Assim como na história de Dr. Jeckyl e Mr. Hyde, parece que existe dentro de cada garrafa de vinho, rum, ou gim, uma espécie de poção mágica, que costuma revelar o verdadeiro caráter, ou a falta dele, dos indivíduos. Cavalheiros de respeito e bons costumes podem transformar-se em criaturas ignóbeis e desprezíveis, capazes de atos de terrível vilania. Talvez tenha sido justamente esta a metáfora proposta por Robert Louis Stevenson, quando compôs a obra no século dezenove. Investigando nas enciclopédias eletrônicas de hoje não foi possível, contudo, precisar se Stevenson era ou não um bebedor contumaz.

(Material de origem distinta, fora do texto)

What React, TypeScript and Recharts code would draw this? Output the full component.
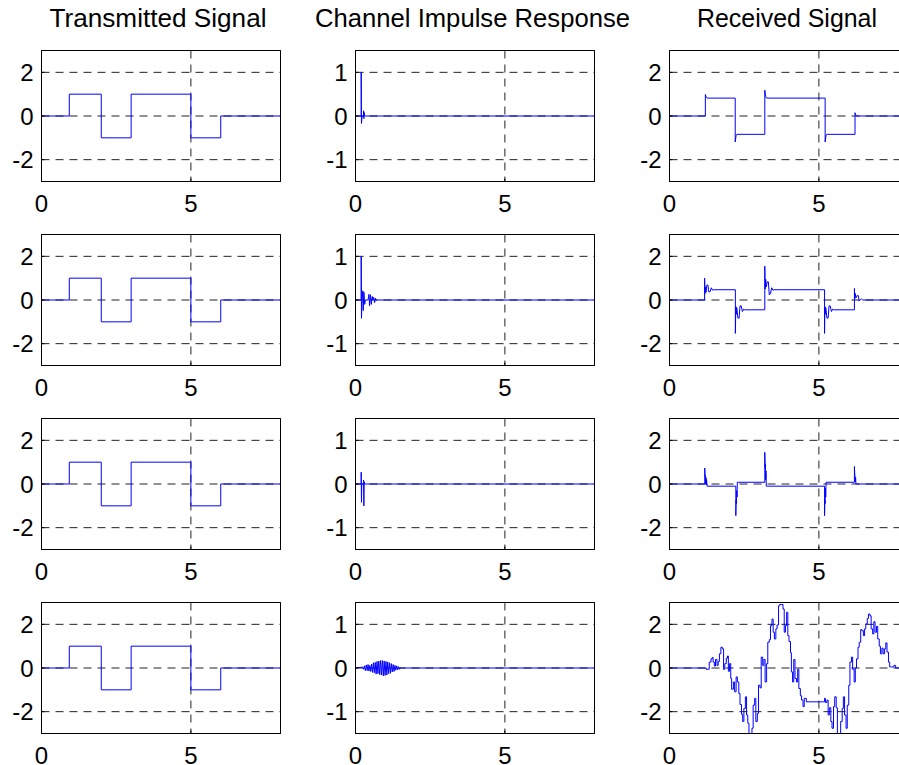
import { LineChart, Line, XAxis, YAxis, CartesianGrid, ReferenceArea } from 'recharts'

const FONT = '"Liberation Sans", Arial, Helvetica, sans-serif'

const titles = ['Transmitted Signal', 'Channel Impulse Response', 'Received Signal']
const xTicks = [0, 5]
const signalTicks = [-2, 0, 2]
const channelTicks = [-1, 0, 1]

// transmitted bits (same in every row)
const txTime = [0, 0.93, 0.93, 2, 2, 3, 3, 5, 5, 6, 6, 8]
const txValue = [0, 0, 1, 1, -1, -1, 1, 1, -1, -1, 0, 0]

// channel impulse responses
const h1Time = [0, 0.19, 0.19, 0.2, 0.22, 0.27, 0.27, 0.28, 0.29, 0.3, 8]
const h1Value = [0, 0, 1, -0.17, 0, 0, 0.12, -0.06, 0.08, 0, 0]

const h2Time = [0, 0.19, 0.19, 0.2, 0.22, 0.245, 0.26, 0.28, 0.31, 0.33, 0.42, 0.45, 0.47, 0.5, 0.53, 0.56, 0.58, 0.61, 0.64, 0.67, 0.69, 8]
const h2Value = [0, 0, 1, -0.42, 0, 0.21, -0.24, 0.18, -0.1, 0, 0, 0.13, -0.13, 0.12, -0.1, 0.08, 0, 0.06, -0.06, 0.04, 0, 0]

const h3Time = [0, 0.19, 0.19, 0.2, 0.21, 0.27, 0.27, 0.28, 0.29, 0.3, 8]
const h3Value = [0, 0, 0.27, -0.42, 0, 0, 0.09, -0.5, 0.05, 0, 0]

const h4Time = [0, 0.24, 0.27, 0.3, 0.33, 0.36, 0.39, 0.42, 0.45, 0.48, 0.51, 0.54, 0.57, 0.6, 0.63, 0.66, 0.69, 0.72, 0.75, 0.78, 0.81, 0.84, 0.87, 0.9, 0.93, 0.96, 0.99, 1.02, 1.05, 1.08, 1.11, 1.14, 1.17, 1.2, 1.23, 1.26, 1.29, 1.32, 1.35, 1.38, 1.41, 1.44, 1.47, 1.5, 1.53, 1.56, 8]
const h4Value = [0, 0.02, -0.03, 0.05, -0.06, 0.07, -0.06, 0.08, -0.07, 0.06, -0.08, 0.09, -0.1, 0.12, -0.11, 0.13, -0.14, 0.15, -0.13, 0.16, -0.15, 0.17, -0.16, 0.17, -0.18, 0.16, -0.17, 0.15, -0.16, 0.14, -0.13, 0.12, -0.12, 0.1, -0.09, 0.08, -0.08, 0.06, -0.05, 0.05, -0.04, 0.03, -0.03, 0.02, -0.01, 0, 0]

// received signals
const r1Time = [0, 1.2, 1.2, 1.23, 1.26, 2.2, 2.2, 2.23, 2.26, 3.19, 3.19, 3.22, 3.25, 5.21, 5.21, 5.24, 5.27, 6.21, 6.21, 6.24, 6.27, 8]
const r1Value = [0, 0, 0.98, 0.86, 0.82, 0.82, -1.19, -0.88, -0.84, -0.84, 1.18, 0.88, 0.82, 0.82, -1.19, -0.88, -0.84, -0.84, 0.15, 0.03, 0, 0]

const r2Time = [0, 1.175, 1.175, 1.19, 1.21, 1.22, 1.25, 1.29, 1.31, 1.36, 1.4, 1.44, 1.48, 2.205, 2.205, 2.22, 2.24, 2.25, 2.29, 2.33, 2.36, 2.4, 2.44, 2.48, 2.52, 3.19, 3.19, 3.2, 3.22, 3.24, 3.27, 3.31, 3.34, 3.38, 3.42, 3.46, 3.5, 5.19, 5.19, 5.2, 5.22, 5.23, 5.27, 5.31, 5.34, 5.38, 5.42, 5.46, 5.5, 6.19, 6.19, 6.2, 6.22, 6.24, 6.28, 6.32, 6.35, 6.39, 6.43, 6.47, 8]
const r2Value = [0, 0, 1.0, 0.3, 0.6, 0.35, 0.68, 0.68, 0.38, 0.38, 0.56, 0.45, 0.47, 0.47, -1.53, -0.3, -0.65, -0.35, -0.83, -0.83, -0.27, -0.27, -0.53, -0.42, -0.45, -0.45, 1.55, 0.5, 0.95, 0.6, 0.83, 0.83, 0.23, 0.3, 0.56, 0.45, 0.47, 0.47, -1.53, -0.3, -0.65, -0.35, -0.83, -0.83, -0.27, -0.27, -0.53, -0.42, -0.45, -0.45, 0.53, 0.05, 0.3, 0.1, 0.2, 0.2, -0.05, 0.02, 0.05, 0, 0]

const r3Time = [0, 1.18, 1.18, 1.19, 1.2, 1.21, 1.22, 1.23, 1.24, 1.26, 2.22, 2.22, 2.23, 2.24, 2.25, 2.26, 2.27, 3.19, 3.19, 3.2, 3.21, 3.22, 3.23, 3.24, 3.27, 5.19, 5.19, 5.2, 5.21, 5.22, 5.23, 5.24, 5.27, 6.19, 6.19, 6.2, 6.21, 6.22, 6.23, 6.24, 6.27, 8]
const r3Value = [0, 0, 0.73, 0.35, 0.4, 0.0, 0.3, -0.05, 0.2, -0.1, -0.1, -1.45, -0.75, -0.9, -0.3, -0.6, 0.08, 0.08, 1.45, 0.75, 0.92, 0.2, 0.6, -0.1, -0.1, -0.1, -1.45, -0.75, -0.9, -0.2, -0.6, 0.08, 0.08, 0.08, 0.8, 0.47, 0.32, 0.1, 0.3, 0, 0, 0]

const r4Time = [0, 1.175, 1.23, 1.31, 1.33, 1.39, 1.43, 1.46, 1.5, 1.54, 1.59, 1.63, 1.67, 1.72, 1.77, 1.81, 1.85, 1.9, 1.94, 1.97, 2.01, 2.05, 2.08, 2.14, 2.18, 2.23, 2.27, 2.32, 2.36, 2.41, 2.45, 2.49, 2.54, 2.58, 2.62, 2.66, 2.72, 2.76, 2.8, 2.85, 2.89, 2.94, 2.98, 3.03, 3.07, 3.12, 3.16, 3.2, 3.25, 3.29, 3.34, 3.38, 3.43, 3.47, 3.51, 3.56, 3.6, 3.65, 3.69, 3.76, 3.8, 3.84, 3.88, 3.92, 3.96, 4.0, 4.05, 4.08, 4.12, 4.16, 4.2, 4.25, 4.29, 4.33, 4.38, 4.42, 4.47, 4.51, 4.58, 5.13, 5.19, 5.22, 5.27, 5.31, 5.35, 5.4, 5.44, 5.49, 5.53, 5.58, 5.62, 5.69, 5.73, 5.78, 5.82, 5.86, 5.91, 5.95, 6.0, 6.04, 6.09, 6.13, 6.18, 6.22, 6.26, 6.31, 6.35, 6.4, 6.44, 6.49, 6.53, 6.57, 6.62, 6.66, 6.71, 6.75, 6.8, 6.84, 6.88, 6.93, 6.97, 7.02, 7.06, 7.11, 7.15, 7.2, 7.24, 7.28, 7.33, 7.37, 7.44, 7.51, 7.57, 8]
const r4Value = [0, 0, -0.06, -0.06, 0.27, 0.42, 0.48, 0.27, 0.09, 0.39, 0.12, 0.3, 0.65, 0.95, 0.88, -0.06, 0.2, 0.45, 0.55, -0.15, 0.2, -0.48, -0.97, -0.64, -1.09, -0.41, -0.64, -1.17, -1.67, -2.12, -2.45, -1.85, -1.32, -2.15, -2.53, -3.06, -3.06, -2.76, -1.7, -1.39, -2.45, -2.08, -0.79, -0.91, 0.5, 0.12, 0.39, -0.64, 0.2, 1.18, 1.3, 1.94, 2.24, 1.64, 1.33, 1.79, 1.97, 2.85, 2.91, 2.91, 2.7, 1.64, 1.94, 2.55, 1.48, 1.21, 0.7, -0.18, -0.64, 0.39, -0.48, -0.64, -0.06, -0.94, -1.27, -1.47, -1.77, -1.39, -1.55, -1.55, -1.39, -1.58, -1.47, -2.15, -1.82, -2.45, -2.76, -1.77, -1.32, -1.82, -3.06, -3.06, -2.45, -1.85, -1.32, -2.15, -2.76, -1.7, -0.79, 0.27, 0.5, -0.06, -0.64, 0, 0.42, 0.95, 1.18, 1.76, 1.71, 1.48, 1.79, 2.02, 2.27, 2.47, 2.39, 1.79, 1.56, 2.12, 1.64, 1.91, 1.33, 1.0, 0.65, 0.91, 0.65, 0.88, 1.15, 0.73, 0.27, 0.05, 0.05, 0.12, 0, 0]

// layout of the subplot grid
const colLeft = [41, 355, 669]
const rowTop = [50, 234, 418, 602]
const titleCenter = [158, 472.5, 787]
const titleWidth = [217, 315, 180]
const plotW = 239
const plotH = 131

const toPoints = (t: number[], v: number[]) => t.map((x, i) => ({ t: x, v: v[i] }))

const tickStyle = { fill: '#000', fontSize: 24, fontFamily: FONT }

interface PanelProps {
  left: number
  top: number
  data: { t: number; v: number }[]
  ticks: number[]
  limit: number
  step?: boolean
}

function Panel({ left, top, data, ticks, limit, step }: PanelProps) {
  return (
    <div style={{ position: 'absolute', left: left - 50, top: top - 10 }}>
      <LineChart
        width={plotW + 60.5}
        height={plotH + 55.5}
        data={data}
        margin={{ top: 10.5, right: 10, bottom: 0, left: 0.5 }}
      >
        <CartesianGrid stroke="#222" strokeDasharray="8 6" />
        <XAxis
          dataKey="t"
          type="number"
          domain={[0, 8]}
          ticks={xTicks}
          interval={0}
          allowDataOverflow
          height={45}
          tickSize={-3}
          tickMargin={16}
          axisLine={{ stroke: '#000' }}
          tickLine={{ stroke: '#000' }}
          tick={tickStyle}
        />
        <YAxis
          type="number"
          domain={[-limit, limit]}
          ticks={ticks}
          interval={0}
          allowDataOverflow
          width={50}
          tickSize={-3}
          tickMargin={11}
          axisLine={{ stroke: '#000' }}
          tickLine={{ stroke: '#000' }}
          tick={tickStyle}
        />
        <ReferenceArea x1={0} x2={8} y1={-limit} y2={limit} fill="none" fillOpacity={0} stroke="#000" />
        <Line
          dataKey="v"
          type={step ? 'stepAfter' : 'linear'}
          stroke="#0000ff"
          strokeWidth={1}
          dot={false}
          isAnimationActive={false}
        />
      </LineChart>
    </div>
  )
}

export default function App() {
  const tx = toPoints(txTime, txValue)
  const rows = [
    { h: toPoints(h1Time, h1Value), r: toPoints(r1Time, r1Value) },
    { h: toPoints(h2Time, h2Value), r: toPoints(r2Time, r2Value) },
    { h: toPoints(h3Time, h3Value), r: toPoints(r3Time, r3Value) },
    { h: toPoints(h4Time, h4Value), r: toPoints(r4Time, r4Value), step: true },
  ]

  return (
    <div
      style={{
        position: 'absolute',
        left: 0,
        top: 0,
        width: 899,
        height: 765,
        overflow: 'hidden',
        background: '#fff',
        fontFamily: FONT,
      }}
    >
      <svg width={899} height={40} style={{ position: 'absolute', left: 0, top: 0 }}>
        {titles.map((title, i) => (
          <text
            key={title}
            x={titleCenter[i]}
            y={26.5}
            textAnchor="middle"
            textLength={titleWidth[i]}
            lengthAdjust="spacingAndGlyphs"
            fontSize={25}
            fontFamily={FONT}
            fill="#000"
          >
            {title}
          </text>
        ))}
      </svg>
      {rows.map((row, r) => (
        <div key={r}>
          <Panel left={colLeft[0]} top={rowTop[r]} data={tx} ticks={signalTicks} limit={3} />
          <Panel left={colLeft[1]} top={rowTop[r]} data={row.h} ticks={channelTicks} limit={1.5} />
          <Panel left={colLeft[2]} top={rowTop[r]} data={row.r} ticks={signalTicks} limit={3} step={row.step} />
        </div>
      ))}
    </div>
  )
}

Mistérios de insanidade, morte e fantasia. Como em um conto de Edgar Allan Poe, a existência de certos autores permanece envolta em questões de difícil solução. O próprio Poe, aliás, foi um alcoólatra da mais fina estirpe, que viveu o pesadelo do vício de forma intensa e assustadora. Navegando em mares de trago e loucura, Poe poderia ser considerado o líder dessa malta de talentosos escritores que sucumbiram dramaticamente ao poder da bebida. A sua produção impecável, afinal, teve na boemia uma companheira perfeita, com suas brumas de veludo a esconder a verdade e a mentira, a dor e o prazer, o sublime e o vulgar.